Marketplace listings that advertise “Similarweb access” or “Similarweb rank tools” at a very low price can look attractive, especially if you only need the data for a short time. But many of these offers are not the same as a normal subscription. Some are shared access, some are limited dashboards, and some are simply unstable. This guide shows how marketplace-style deals typically work, the hidden risks people don’t notice until it’s too late, and the safer ways to get traffic intelligence without putting your workflow, privacy, or reporting quality at risk.
Marketplace listings for traffic tools generally fall into a few common models. Knowing the model instantly tells you how reliable it will be.
- - Shared access where many buyers use the same environment
- - Restricted features (limited lookups, exports, or modules)
- - Resold access that can change or disappear without notice
- - “Rank widgets” that show simplified outputs without full context
If your work requires consistent research and repeatable reporting, these models can create silent failures: missing data, inconsistent numbers, and broken workflows.

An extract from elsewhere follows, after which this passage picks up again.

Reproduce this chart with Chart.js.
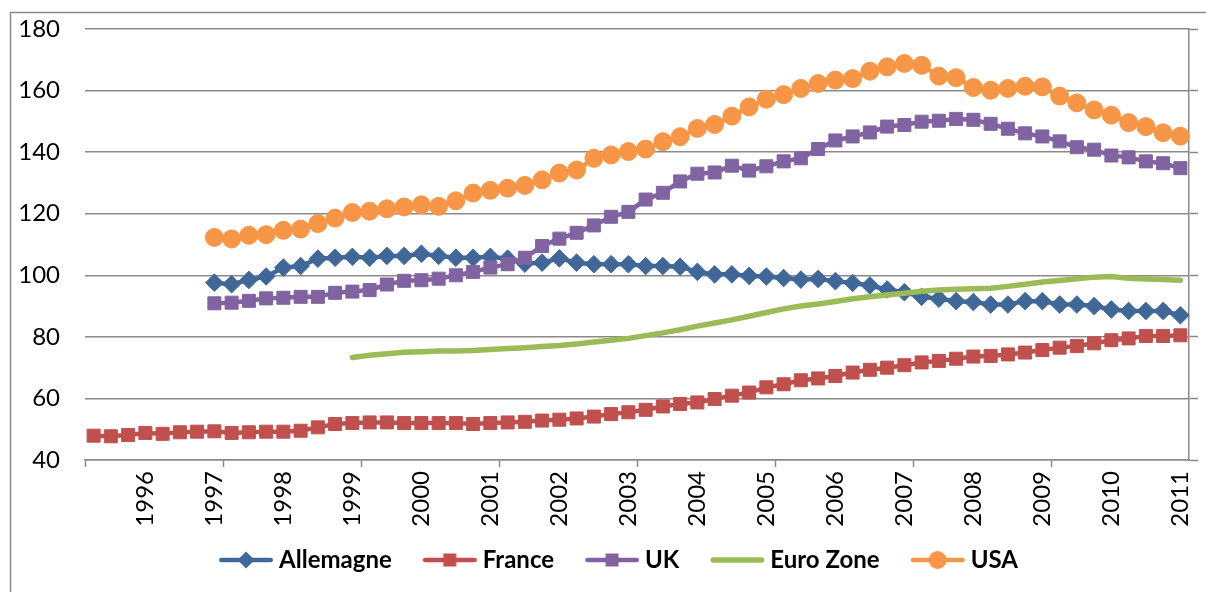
<!DOCTYPE html>
<html>
<head>
<meta charset="utf-8">
<script src="https://cdn.jsdelivr.net/npm/chart.js@4.4.1/dist/chart.umd.min.js"></script>
<style>
  html, body { margin: 0; padding: 0; background: #fff; }
  canvas { display: block; }
</style>
</head>
<body>
<canvas id="indices" width="1206" height="592"></canvas>
<script>
// quarterly data, 2nd quarter 1995 -> 1st quarter 2011
var quarters = [];
for (var y = 1995; y <= 2011; y++) {
    for (var q = 1; q <= 4; q++) {
        if ((y === 1995 && q === 1) || (y === 2011 && q > 1)) continue;
        quarters.push('T' + q + ' ' + y);
    }
}

var allemagne = [null, null, null, null, null, null, null,
    97.6, 97.1, 98.5, 99.6, 102.5, 103.0, 105.4, 105.7, 106.0, 105.7, 106.3,
    106.3, 107.0, 106.3, 105.7, 105.7, 106.0, 105.4, 103.8, 104.1, 105.5, 104.1, 103.6,
    103.6, 103.6, 103.0, 103.0, 102.8, 101.1, 100.3, 100.3, 99.8, 99.6, 99.1,
    98.6, 98.8, 98.1, 97.5, 96.7, 95.4, 94.5, 93.0, 92.4, 91.6, 91.3, 90.5,
    90.5, 91.6, 91.6, 90.5, 90.5, 90.0, 88.9, 88.4, 88.4, 88.4, 87.0];

var france = [47.9, 47.7, 48.1, 48.8, 48.5, 49.0, 49.2, 49.3, 48.8, 49.0, 49.2, 49.2,
    49.5, 50.6, 51.7, 52.0, 52.2, 52.2,
    52.0, 52.0, 52.0, 52.0, 51.7, 52.0, 52.2, 52.4, 52.8, 53.1, 53.5, 54.1,
    54.9, 55.5, 56.3, 57.4, 58.2, 58.7, 59.8, 60.9, 61.9, 63.6, 64.6,
    65.9, 66.5, 67.3, 68.4, 69.3, 70.0, 70.8, 71.7, 72.2, 72.9, 73.6, 73.8,
    74.3, 74.9, 75.7, 76.5, 77.0, 77.9, 78.9, 79.5, 80.3, 80.3, 80.5];

var uk = [null, null, null, null, null, null, null,
    90.9, 91.1, 91.7, 92.5, 92.7, 93.0, 93.0, 94.3, 94.7, 95.2, 97.0,
    98.2, 98.4, 98.9, 100.0, 101.1, 102.5, 103.6, 105.7, 109.5, 111.9, 113.8, 116.2,
    119.0, 120.6, 124.6, 126.8, 130.5, 133.0, 133.4, 135.6, 134.0, 135.4, 137.0,
    138.0, 141.0, 143.8, 145.1, 146.4, 148.3, 148.8, 149.9, 150.2, 150.8, 150.5, 149.2,
    147.6, 146.1, 145.1, 143.5, 141.6, 140.8, 138.9, 138.3, 137.0, 136.4, 134.8];

var euroZone = [null, null, null, null, null, null, null, null, null, null, null, null, null, null, null,
    73.3, 74.0, 74.5, 75.0, 75.2, 75.4, 75.4, 75.6, 75.9, 76.2, 76.5, 76.9, 77.2, 77.7,
    78.3, 78.9, 79.5, 80.4, 81.3, 82.3, 83.5, 84.5, 85.5, 86.7, 87.9, 89.1,
    90.0, 90.7, 91.5, 92.4, 93.0, 93.6, 94.2, 94.8, 95.2, 95.5, 95.6, 95.8,
    96.4, 97.1, 97.8, 98.3, 98.9, 99.4, 99.6, 99.0, 98.8, 98.6, 98.4];

var usa = [null, null, null, null, null, null, null,
    112.3, 111.8, 113.0, 113.2, 114.6, 115.0, 116.8, 118.6, 120.4, 120.8, 121.6,
    122.2, 122.9, 122.4, 124.2, 126.7, 127.6, 128.3, 129.2, 131.0, 133.2, 134.2, 138.0,
    139.1, 140.2, 141.0, 143.4, 145.0, 147.7, 149.0, 151.7, 154.7, 157.2, 158.7,
    160.7, 162.3, 163.4, 163.9, 166.3, 167.7, 168.8, 168.2, 164.7, 164.2, 161.0, 160.1,
    160.7, 161.4, 161.2, 158.2, 156.0, 153.7, 152.0, 149.6, 148.3, 146.3, 145.2];

var gray = '#8a8a8a';
var font = 'Lato';

// legend icon: line with the marker in the middle (drawn on the right part of the canvas)
function legendIcon(color, kind, lw) {
    var c = document.createElement('canvas');
    c.width = 91; c.height = 24;
    var g = c.getContext('2d');
    g.strokeStyle = color;
    g.fillStyle = color;
    g.lineWidth = lw;
    g.lineCap = 'round';
    g.beginPath();
    g.moveTo(37 + lw / 2, 12);
    g.lineTo(91 - lw / 2, 12);
    g.stroke();
    var cx = 64, cy = 12;
    if (kind === 'diamond') {
        g.beginPath();
        g.moveTo(cx - 8.5, cy); g.lineTo(cx, cy - 8.5); g.lineTo(cx + 8.5, cy); g.lineTo(cx, cy + 8.5);
        g.closePath(); g.fill();
    } else if (kind === 'square') {
        g.fillRect(cx - 6.5, cy - 6.5, 13, 13);
    } else if (kind === 'circle') {
        g.beginPath(); g.arc(cx, cy, 9, 0, Math.PI * 2); g.fill();
    }
    return c;
}

var icons = {
    'Allemagne': legendIcon('#3F6899', 'diamond', 4.5),
    'France': legendIcon('#C0504D', 'square', 4.5),
    'UK': legendIcon('#8064A2', 'square', 4.5),
    'Euro Zone': legendIcon('#9BBB59', 'none', 5.5),
    'USA': legendIcon('#F79646', 'circle', 4.5)
};

var framePlugin = {
    id: 'frame',
    beforeDraw: function(chart) {
        var c = chart.ctx;
        c.save();
        c.strokeStyle = gray;
        c.lineWidth = 1.5;
        c.beginPath();
        c.moveTo(10.5, 592);
        c.lineTo(10.5, 12.5);
        c.lineTo(1206, 12.5);
        c.stroke();
        c.restore();
    }
};

function serie(label, data, color, style, radius, width) {
    return {
        label: label,
        data: data,
        borderColor: color,
        backgroundColor: color,
        borderWidth: width,
        pointStyle: style,
        pointRadius: radius,
        pointBorderWidth: 1,
        pointHoverRadius: radius,
        borderCapStyle: 'round',
        spanGaps: false,
        tension: 0
    };
}

function noPadding(s) {
    s.paddingLeft = 0; s.paddingRight = 0; s.paddingTop = 0; s.paddingBottom = 0;
}

function draw() {
    var g = document.getElementById('indices').getContext('2d');
    var indices = new Chart(g, {
        type: 'line',
        data: {
            labels: quarters,
            // drawn last-to-first, so USA ends up on top
            datasets: [
                serie('USA', usa, '#F79646', 'circle', 9, 4.5),
                serie('Euro Zone', euroZone, '#9BBB59', false, 0, 5.5),
                serie('UK', uk, '#8064A2', 'rect', 9.2, 4.5),
                serie('France', france, '#C0504D', 'rect', 9.2, 4.5),
                serie('Allemagne', allemagne, '#3F6899', 'rectRot', 8.8, 4.5)
            ]
        },
        options: {
            responsive: false,
            animation: false,
            layout: { padding: { top: 29, right: 0, bottom: 10, left: 0 } },
            plugins: {
                tooltip: { enabled: false },
                legend: {
                    position: 'bottom',
                    reverse: true,
                    labels: {
                        usePointStyle: true,
                        pointStyleWidth: 79,
                        padding: 0,
                        color: '#000',
                        font: { family: font, size: 24, weight: 'bold' },
                        generateLabels: function(chart) {
                            var items = Chart.defaults.plugins.legend.labels.generateLabels(chart);
                            items.forEach(function(it) { it.pointStyle = icons[it.text]; });
                            return items;
                        }
                    }
                }
            },
            scales: {
                x: {
                    type: 'category',
                    offset: true,
                    grid: {
                        offset: true,
                        drawOnChartArea: false,
                        tickLength: 7,
                        tickWidth: 1.5,
                        tickColor: function(ctx) { return ctx.index % 8 === 0 ? gray : 'rgba(0,0,0,0)'; }
                    },
                    border: { display: true, color: gray, width: 1.5 },
                    ticks: {
                        autoSkip: false,
                        minRotation: 90,
                        maxRotation: 90,
                        padding: 4,
                        color: '#000',
                        font: { family: font, size: 24 },
                        callback: function(v, i) {
                            var q = quarters[i];
                            return q.indexOf('T1') === 0 ? q.slice(3) : '';
                        }
                    },
                    afterFit: function(s) { s.height = 88; noPadding(s); }
                },
                y: {
                    min: 40,
                    max: 180,
                    ticks: {
                        stepSize: 20,
                        padding: 25,
                        color: '#000',
                        font: { family: font, size: 24 }
                    },
                    grid: { color: gray, lineWidth: 1.5, drawTicks: false },
                    border: { display: false },
                    afterFit: function(s) { s.width = 85; noPadding(s); }
                },
                y2: {
                    position: 'right',
                    min: 40,
                    max: 180,
                    ticks: { stepSize: 20, display: false },
                    grid: { drawOnChartArea: false, drawTicks: true, tickLength: 9, tickColor: gray, tickWidth: 1.5 },
                    border: { display: true, color: gray, width: 1.5 },
                    afterFit: function(s) { s.width = 17; noPadding(s); }
                }
            }
        },
        plugins: [framePlugin]
    });
}

if (document.fonts && document.fonts.load) {
    Promise.all([
        document.fonts.load('24px Lato'),
        document.fonts.load('bold 24px Lato')
    ]).then(draw, draw);
} else {
    draw();
}
</script>
</body>
</html>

Unstable access that breaks your process
- - Lockouts and forced logouts during high usage
- - Random downtime exactly when you need data
- - Inconsistent access that makes month-to-month tracking unreliable
Privacy exposure and strategy leakage
- - Competitor lists, client targets, and research behavior can be exposed in shared setups
- - Your exports and saved items may not be isolated to you
- - Sensitive work should not depend on low-trust environments
Feature gaps that create wrong decisions
- - Limited modules means you cannot validate signals from multiple angles
- - Missing exports prevents building consistent dashboards
- - Shallow data leads to confident but wrong conclusions
Refund and accountability weakness
- - Some offers replace stability with vague promises
- - Some rotate access instead of fixing problems
- - If the listing disappears, your access often disappears too
If you still want to evaluate a marketplace offer, use this checklist. If the seller cannot answer clearly, treat it as high risk.

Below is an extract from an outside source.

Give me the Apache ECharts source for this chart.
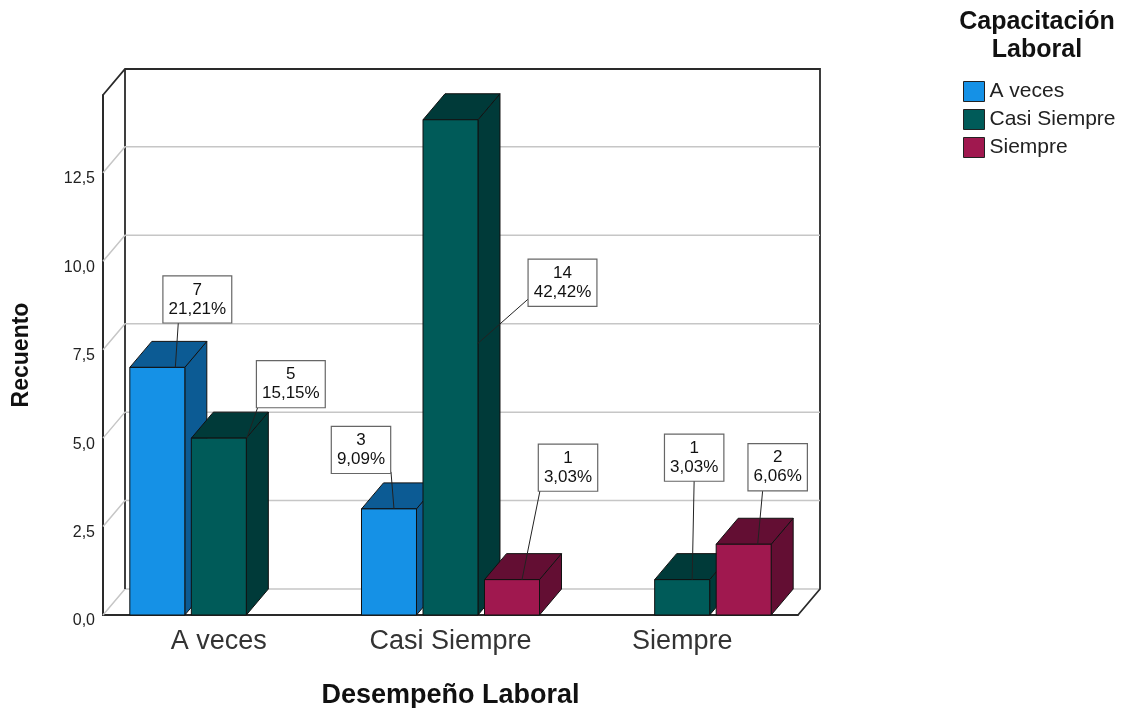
<!DOCTYPE html>
<html lang="es">
<head>
<meta charset="UTF-8">
<title>Desempeño Laboral</title>
<script src="https://cdn.jsdelivr.net/npm/echarts@6/dist/echarts.min.js"></script>
<style>
  html, body { margin: 0; padding: 0; background: #fff; }
  #chart { width: 1132px; height: 708px; }
</style>
</head>
<body>
<div id="chart"></div>
<script>
// datos
var categories = ['A veces', 'Casi Siempre', 'Siempre'];
var seriesNames = ['A veces', 'Casi Siempre', 'Siempre'];
var aVeces = [7, 3, 0];
var casiSiempre = [5, 14, 1];
var siempre = [0, 1, 2];
var yTicks = [0, 2.5, 5, 7.5, 10, 12.5];

var FONT = 'Liberation Sans, Arial, sans-serif';
var DX = 22, DY = -26;   // profundidad 3D
var total = aVeces.concat(casiSiempre, siempre).reduce(function (a, b) { return a + b; }, 0);

// colores: frente / caras oscuras
var colors = {
    'A veces': ['#1591e6', '#0c5b94'],
    'Casi Siempre': ['#005b59', '#003a39'],
    'Siempre': ['#a0184f', '#630e33']
};
var slotOf = { 'A veces': -1, 'Casi Siempre': 0, 'Siempre': 1 };

// posicion de las etiquetas: [cajaDx, cajaDy, inicioDx, inicioDy, finDx, finDy]
var labelPos = {
    'A veces': [[40, -68, -19, 23, 18, 0], [-28, -59, 30, 22, 5, 0], null],
    'Casi Siempre': [[72, -54, -33, 23, 28, 0], [112, 163, -34, 16, 27, 224], [12, -122, 0, 22, 10, 0]],
    'Siempre': [null, [56, -112, -28, 23, 10, 0], [34, -77, -15, 23, 14, 0]]
};

function fmt(n, d) {
    return n.toFixed(d).replace('.', ',');
}

function renderBar(params, api) {
    var idx = api.value(0), val = api.value(1);
    if (!val) return null;
    var name = params.seriesName;
    var base = api.coord([idx, 0]);
    var top = api.coord([idx, val]);
    var catW = api.size([1, 0])[0];
    var bw = catW * 0.2374;
    var cx = base[0] + slotOf[name] * catW * 0.2655;
    var x = cx - bw / 2, y0 = top[1], y1 = base[1];
    var c = colors[name];
    var stroke = { stroke: '#111', lineWidth: 1 };
    var children = [
        { type: 'polygon', shape: { points: [[x + bw, y0], [x + bw + DX, y0 + DY], [x + bw + DX, y1 + DY], [x + bw, y1]] },
          style: Object.assign({ fill: c[1] }, stroke) },
        { type: 'polygon', shape: { points: [[x, y0], [x + bw, y0], [x + bw + DX, y0 + DY], [x + DX, y0 + DY]] },
          style: Object.assign({ fill: c[1] }, stroke) },
        { type: 'rect', shape: { x: x, y: y0, width: bw, height: y1 - y0 },
          style: Object.assign({ fill: c[0] }, stroke) }
    ];
    var lp = labelPos[name][idx];
    if (lp) {
        var bx = cx + lp[0], by = y0 + lp[1];
        children.push({
            type: 'line', z2: 100,
            shape: { x1: bx + lp[2], y1: by + lp[3], x2: cx + lp[4], y2: y0 + lp[5] },
            style: { stroke: '#222', lineWidth: 1 }
        });
        children.push({
            type: 'text', z2: 101, x: bx, y: by,
            style: {
                text: val + '\n' + fmt(val / total * 100, 2) + '%',
                align: 'center', verticalAlign: 'middle',
                fontFamily: FONT, fontSize: 17, lineHeight: 19, fill: '#111',
                backgroundColor: '#fff', borderColor: '#666', borderWidth: 1.2,
                padding: [4, 5]
            }
        });
    }
    return { type: 'group', children: children };
}

function renderFrame(params, api) {
    var cs = params.coordSys;
    var v = api.value(1);
    var y = api.coord([0, v])[1];
    var grid = '#c6c6c6';
    var children = [
        { type: 'polyline', shape: { points: [[cs.x, y], [cs.x + DX, y + DY], [cs.x + cs.width + DX, y + DY]] },
          style: { stroke: grid, lineWidth: 1.5, fill: null } }
    ];
    if (params.dataIndex === 0) {
        var L = cs.x, T = cs.y, R = cs.x + cs.width, B = cs.y + cs.height;
        var dark = { stroke: '#2a2a2a', lineWidth: 1.8, fill: null };
        children.push(
            { type: 'polyline', shape: { points: [[L, T], [L + DX, T + DY], [R + DX, T + DY], [R + DX, B + DY], [R, B]] }, style: dark },
            { type: 'line', shape: { x1: L + DX, y1: T + DY, x2: L + DX, y2: B + DY }, style: dark }
        );
    }
    return { type: 'group', children: children };
}

var chart = echarts.init(document.getElementById('chart'));

var barSeries = [aVeces, casiSiempre, siempre].map(function (vals, i) {
    return {
        name: seriesNames[i],
        type: 'custom',
        renderItem: renderBar,
        itemStyle: { color: colors[seriesNames[i]][0], borderColor: '#222', borderWidth: 1 },
        encode: { x: 0, y: 1 },
        data: vals.map(function (v, j) { return [j, v]; }),
        z: 3
    };
});

chart.setOption({
    animation: false,
    grid: { left: 103, top: 95, width: 695, height: 520, outerBoundsMode: 'none', containLabel: false },
    graphic: [{
        type: 'text', x: 1037, y: 8,
        style: {
            text: 'Capacitación\nLaboral', align: 'center', verticalAlign: 'top',
            fontFamily: FONT, fontWeight: 'bold', fontSize: 25, lineHeight: 28, fill: '#111'
        }
    }],
    legend: {
        data: seriesNames,
        orient: 'vertical',
        left: 963, top: 81,
        padding: 0,
        itemWidth: 21, itemHeight: 20, itemGap: 7,
        icon: 'rect',
        itemStyle: { borderColor: '#222', borderWidth: 1 },
        textStyle: { fontFamily: FONT, fontSize: 21, color: '#222', padding: [0, 0, 0, 0] }
    },
    xAxis: {
        type: 'category',
        data: categories,
        name: 'Desempeño Laboral',
        nameLocation: 'middle',
        nameGap: 67,
        nameTextStyle: { fontFamily: FONT, fontWeight: 'bold', fontSize: 27, color: '#111' },
        axisLine: { lineStyle: { color: '#2a2a2a', width: 2 } },
        axisTick: { show: false },
        axisLabel: { fontFamily: FONT, fontSize: 27, color: '#333', margin: 13 },
        splitLine: { show: false }
    },
    yAxis: {
        type: 'value',
        min: 0, max: 14.7, interval: 2.5,
        name: 'Recuento',
        nameLocation: 'middle',
        nameRotate: 90,
        nameGap: 70,
        nameTextStyle: { fontFamily: FONT, fontWeight: 'bold', fontSize: 23, color: '#111' },
        axisLine: { show: true, lineStyle: { color: '#2a2a2a', width: 2 } },
        axisTick: { show: false },
        splitLine: { show: false },
        axisLabel: {
            fontFamily: FONT, fontSize: 16, color: '#222', margin: 8,
            showMaxLabel: false, verticalAlign: 'top', lineHeight: 12,
            formatter: function (v) { return fmt(v, 1); }
        }
    },
    series: [{
        name: 'marco',
        type: 'custom',
        silent: true,
        z: 1,
        renderItem: renderFrame,
        encode: { x: 0, y: 1 },
        data: yTicks.map(function (v) { return [0, v]; })
    }].concat(barSeries)
});
</script>
</body>
</html>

- - Access type: personal access or shared access?
- - Stability: can they prove multi-day stability, not one-time login?
- - Modules: exactly which reports and features are included?
- - Limits: are there daily caps on lookups and exports?
- - Exports: can you export consistently to CSV/other usable formats?
- - Privacy: is your research isolated and not visible to others?
- - Support: what happens if access fails today?
- - Refund protection: clear policy that actually protects you
Use official access in focused research sprints
- - Build a domain list and research questions first
- - Export what you need into your own templates
- - Repeat on a schedule instead of living inside the tool daily
Build a multi-signal competitor system
- - Track content clusters and topical coverage
- - Study referral pathways and ecosystem placements
- - Monitor brand demand signals and repeat-visit behavior on your side
- - Use external estimates as directional, not absolute truth
Reduce dependency by keeping your own dataset
- - Maintain a monthly snapshot spreadsheet of your competitors
- - Store a consistent set of fields to compare direction over time
- - Build a simple “momentum score” based on trend direction and engagement quality
If you’re doing serious SEO, market research, partnerships, or investment analysis, do not build your workflow on unstable “cheap access.” The best strategy is to protect repeatability, privacy, and data trust. When your competitor research is clean and consistent, your decisions become faster, your reports become stronger, and your results compound over time.